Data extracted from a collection
** start **
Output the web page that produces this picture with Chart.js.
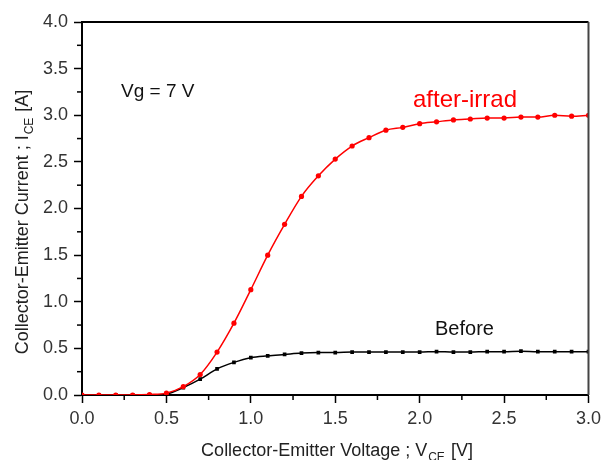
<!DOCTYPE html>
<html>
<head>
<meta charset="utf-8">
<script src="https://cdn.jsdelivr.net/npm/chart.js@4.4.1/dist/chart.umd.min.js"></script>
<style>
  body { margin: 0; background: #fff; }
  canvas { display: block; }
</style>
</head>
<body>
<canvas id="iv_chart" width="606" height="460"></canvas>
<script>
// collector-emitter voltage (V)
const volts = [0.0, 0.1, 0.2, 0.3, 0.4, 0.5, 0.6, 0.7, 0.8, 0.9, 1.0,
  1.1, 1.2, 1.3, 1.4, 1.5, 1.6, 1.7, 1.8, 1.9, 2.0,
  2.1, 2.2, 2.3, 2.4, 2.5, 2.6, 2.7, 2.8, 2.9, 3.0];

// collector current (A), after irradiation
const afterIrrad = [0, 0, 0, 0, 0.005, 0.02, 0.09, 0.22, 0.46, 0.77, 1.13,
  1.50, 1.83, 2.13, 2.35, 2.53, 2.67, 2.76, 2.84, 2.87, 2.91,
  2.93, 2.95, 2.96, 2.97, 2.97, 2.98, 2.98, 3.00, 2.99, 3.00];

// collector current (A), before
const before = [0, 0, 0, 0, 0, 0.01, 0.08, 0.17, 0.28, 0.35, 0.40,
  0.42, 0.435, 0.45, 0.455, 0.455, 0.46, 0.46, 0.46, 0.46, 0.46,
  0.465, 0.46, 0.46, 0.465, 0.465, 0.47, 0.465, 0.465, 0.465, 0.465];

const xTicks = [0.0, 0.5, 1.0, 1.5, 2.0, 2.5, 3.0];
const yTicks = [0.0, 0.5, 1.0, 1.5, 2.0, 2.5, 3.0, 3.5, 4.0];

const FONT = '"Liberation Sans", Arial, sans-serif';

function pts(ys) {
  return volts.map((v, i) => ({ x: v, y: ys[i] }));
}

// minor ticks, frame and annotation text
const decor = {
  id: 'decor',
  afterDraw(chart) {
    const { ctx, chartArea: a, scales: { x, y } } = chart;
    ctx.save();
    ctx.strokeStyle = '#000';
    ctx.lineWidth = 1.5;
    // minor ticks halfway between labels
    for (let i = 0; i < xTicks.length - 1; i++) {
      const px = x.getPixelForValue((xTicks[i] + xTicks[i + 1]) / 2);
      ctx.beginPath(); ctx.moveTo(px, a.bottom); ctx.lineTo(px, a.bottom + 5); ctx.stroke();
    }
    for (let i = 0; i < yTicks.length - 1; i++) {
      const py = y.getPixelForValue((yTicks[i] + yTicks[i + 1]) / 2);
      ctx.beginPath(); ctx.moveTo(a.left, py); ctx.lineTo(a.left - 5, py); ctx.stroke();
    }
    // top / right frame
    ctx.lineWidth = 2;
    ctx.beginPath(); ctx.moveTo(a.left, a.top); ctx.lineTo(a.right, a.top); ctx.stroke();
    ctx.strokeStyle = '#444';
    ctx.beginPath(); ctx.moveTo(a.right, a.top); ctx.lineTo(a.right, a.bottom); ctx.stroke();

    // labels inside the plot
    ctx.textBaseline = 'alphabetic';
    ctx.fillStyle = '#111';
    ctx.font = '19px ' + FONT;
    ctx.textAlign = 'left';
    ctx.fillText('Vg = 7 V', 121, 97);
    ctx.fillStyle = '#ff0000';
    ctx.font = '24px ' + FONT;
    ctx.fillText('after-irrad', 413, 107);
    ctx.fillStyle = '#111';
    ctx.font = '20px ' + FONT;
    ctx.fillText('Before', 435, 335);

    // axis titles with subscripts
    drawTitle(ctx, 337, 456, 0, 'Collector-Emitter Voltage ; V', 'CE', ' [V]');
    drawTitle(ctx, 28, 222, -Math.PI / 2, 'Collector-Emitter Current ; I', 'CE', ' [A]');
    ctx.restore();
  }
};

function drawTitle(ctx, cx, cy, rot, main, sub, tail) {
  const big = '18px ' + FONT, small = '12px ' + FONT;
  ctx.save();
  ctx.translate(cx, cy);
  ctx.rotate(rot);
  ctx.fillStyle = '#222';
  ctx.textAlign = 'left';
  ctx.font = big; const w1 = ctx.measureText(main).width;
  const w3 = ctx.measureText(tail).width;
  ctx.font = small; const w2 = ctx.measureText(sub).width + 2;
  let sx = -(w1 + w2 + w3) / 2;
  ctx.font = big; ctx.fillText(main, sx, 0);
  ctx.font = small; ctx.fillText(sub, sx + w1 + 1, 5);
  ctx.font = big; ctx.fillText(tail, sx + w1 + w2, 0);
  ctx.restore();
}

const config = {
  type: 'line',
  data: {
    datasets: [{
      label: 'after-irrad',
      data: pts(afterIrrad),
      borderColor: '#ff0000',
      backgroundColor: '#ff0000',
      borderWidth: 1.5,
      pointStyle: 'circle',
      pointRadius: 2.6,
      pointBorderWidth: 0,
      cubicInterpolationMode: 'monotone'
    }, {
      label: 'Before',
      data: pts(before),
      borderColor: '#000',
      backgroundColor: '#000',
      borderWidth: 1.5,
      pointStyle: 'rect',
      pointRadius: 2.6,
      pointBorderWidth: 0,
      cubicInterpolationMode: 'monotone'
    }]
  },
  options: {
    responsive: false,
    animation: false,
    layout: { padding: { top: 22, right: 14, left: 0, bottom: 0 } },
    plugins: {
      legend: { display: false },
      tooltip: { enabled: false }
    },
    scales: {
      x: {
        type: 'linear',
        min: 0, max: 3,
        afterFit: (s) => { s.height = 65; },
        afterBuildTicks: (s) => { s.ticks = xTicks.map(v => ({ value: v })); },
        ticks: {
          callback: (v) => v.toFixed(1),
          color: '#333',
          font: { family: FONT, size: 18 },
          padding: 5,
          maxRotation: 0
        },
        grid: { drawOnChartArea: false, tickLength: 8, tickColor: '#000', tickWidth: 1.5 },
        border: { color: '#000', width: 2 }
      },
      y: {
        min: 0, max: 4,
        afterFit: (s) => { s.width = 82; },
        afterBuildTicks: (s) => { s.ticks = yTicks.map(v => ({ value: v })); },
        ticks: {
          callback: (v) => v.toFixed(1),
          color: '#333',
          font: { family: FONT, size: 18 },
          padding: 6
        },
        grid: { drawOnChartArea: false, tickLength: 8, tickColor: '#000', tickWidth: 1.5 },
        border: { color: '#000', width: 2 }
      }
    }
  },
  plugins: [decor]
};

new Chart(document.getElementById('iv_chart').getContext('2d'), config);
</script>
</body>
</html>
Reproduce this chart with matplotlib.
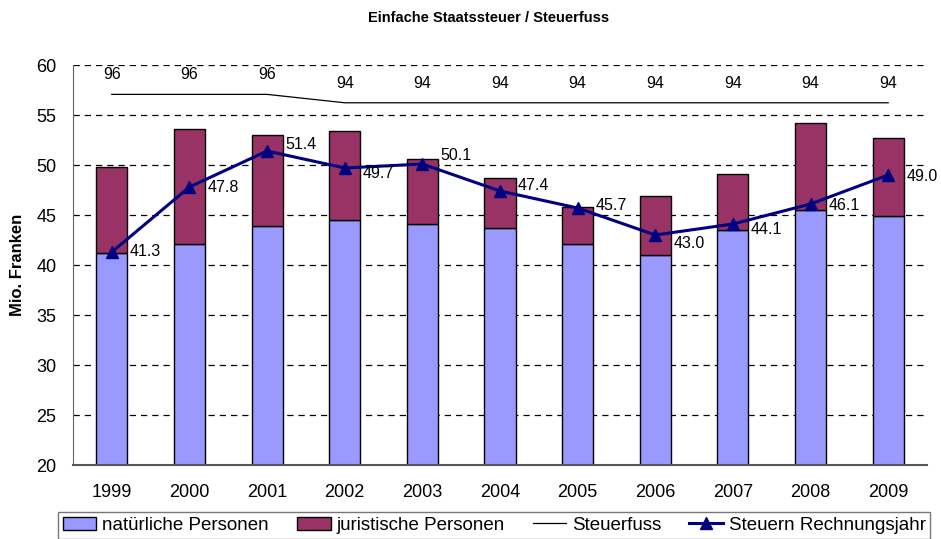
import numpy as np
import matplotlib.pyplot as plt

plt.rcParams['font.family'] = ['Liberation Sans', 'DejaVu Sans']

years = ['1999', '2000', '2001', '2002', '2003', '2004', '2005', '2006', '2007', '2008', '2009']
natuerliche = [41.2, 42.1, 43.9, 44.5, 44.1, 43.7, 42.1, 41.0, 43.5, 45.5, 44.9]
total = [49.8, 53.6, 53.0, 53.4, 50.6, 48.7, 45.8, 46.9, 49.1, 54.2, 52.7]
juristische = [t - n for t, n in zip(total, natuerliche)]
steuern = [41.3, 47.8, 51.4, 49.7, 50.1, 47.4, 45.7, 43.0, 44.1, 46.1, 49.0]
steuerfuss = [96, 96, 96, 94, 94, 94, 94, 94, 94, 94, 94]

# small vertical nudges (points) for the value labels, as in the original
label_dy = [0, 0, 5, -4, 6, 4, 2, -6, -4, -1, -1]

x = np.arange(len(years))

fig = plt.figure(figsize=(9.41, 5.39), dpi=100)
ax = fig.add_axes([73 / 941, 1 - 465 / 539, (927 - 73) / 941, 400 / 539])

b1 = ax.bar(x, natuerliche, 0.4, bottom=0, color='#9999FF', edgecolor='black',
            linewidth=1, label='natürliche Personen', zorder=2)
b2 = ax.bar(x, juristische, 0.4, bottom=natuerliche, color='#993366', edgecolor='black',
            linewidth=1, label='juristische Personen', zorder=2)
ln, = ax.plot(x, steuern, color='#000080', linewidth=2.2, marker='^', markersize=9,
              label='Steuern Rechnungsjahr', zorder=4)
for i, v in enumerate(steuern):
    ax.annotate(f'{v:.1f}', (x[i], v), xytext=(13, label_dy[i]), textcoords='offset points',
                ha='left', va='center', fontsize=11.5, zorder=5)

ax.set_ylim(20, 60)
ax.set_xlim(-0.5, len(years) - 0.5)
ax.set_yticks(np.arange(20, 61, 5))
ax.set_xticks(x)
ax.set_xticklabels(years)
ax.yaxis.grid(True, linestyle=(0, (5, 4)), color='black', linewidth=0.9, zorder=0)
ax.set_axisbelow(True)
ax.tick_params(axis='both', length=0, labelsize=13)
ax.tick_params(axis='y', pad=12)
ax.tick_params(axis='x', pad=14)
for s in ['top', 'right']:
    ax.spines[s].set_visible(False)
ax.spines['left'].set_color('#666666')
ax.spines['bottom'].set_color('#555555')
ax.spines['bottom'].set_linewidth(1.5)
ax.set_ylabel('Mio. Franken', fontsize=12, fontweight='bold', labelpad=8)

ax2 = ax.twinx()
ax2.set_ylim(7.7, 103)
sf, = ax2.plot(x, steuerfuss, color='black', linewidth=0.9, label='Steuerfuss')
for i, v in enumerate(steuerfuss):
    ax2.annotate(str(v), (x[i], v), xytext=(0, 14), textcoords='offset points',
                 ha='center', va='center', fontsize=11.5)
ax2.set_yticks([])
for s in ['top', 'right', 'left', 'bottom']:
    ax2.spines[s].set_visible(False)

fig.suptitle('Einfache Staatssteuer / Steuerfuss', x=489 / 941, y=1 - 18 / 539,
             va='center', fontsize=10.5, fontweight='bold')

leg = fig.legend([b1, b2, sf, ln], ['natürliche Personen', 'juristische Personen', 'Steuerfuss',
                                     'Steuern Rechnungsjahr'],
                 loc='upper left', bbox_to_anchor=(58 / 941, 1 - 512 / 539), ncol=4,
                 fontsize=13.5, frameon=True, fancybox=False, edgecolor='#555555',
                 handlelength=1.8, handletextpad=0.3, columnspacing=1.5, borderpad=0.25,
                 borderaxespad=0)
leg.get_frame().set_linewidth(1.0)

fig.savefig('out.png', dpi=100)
** end **
SHORT PROBLEM -
Pictures in the material above should be skipped; print exactly the lines from the one with "Reproduce this chart with matplotlib." through the one with "ax = fig.add_axes([73".

REPLY TO THE TASK -
Reproduce this chart with matplotlib.
import numpy as np
import matplotlib.pyplot as plt

plt.rcParams['font.family'] = ['Liberation Sans', 'DejaVu Sans']

years = ['1999', '2000', '2001', '2002', '2003', '2004', '2005', '2006', '2007', '2008', '2009']
natuerliche = [41.2, 42.1, 43.9, 44.5, 44.1, 43.7, 42.1, 41.0, 43.5, 45.5, 44.9]
total = [49.8, 53.6, 53.0, 53.4, 50.6, 48.7, 45.8, 46.9, 49.1, 54.2, 52.7]
juristische = [t - n for t, n in zip(total, natuerliche)]
steuern = [41.3, 47.8, 51.4, 49.7, 50.1, 47.4, 45.7, 43.0, 44.1, 46.1, 49.0]
steuerfuss = [96, 96, 96, 94, 94, 94, 94, 94, 94, 94, 94]

# small vertical nudges (points) for the value labels, as in the original
label_dy = [0, 0, 5, -4, 6, 4, 2, -6, -4, -1, -1]

x = np.arange(len(years))

fig = plt.figure(figsize=(9.41, 5.39), dpi=100)
ax = fig.add_axes([73 / 941, 1 - 465 / 539, (927 - 73) / 941, 400 / 539])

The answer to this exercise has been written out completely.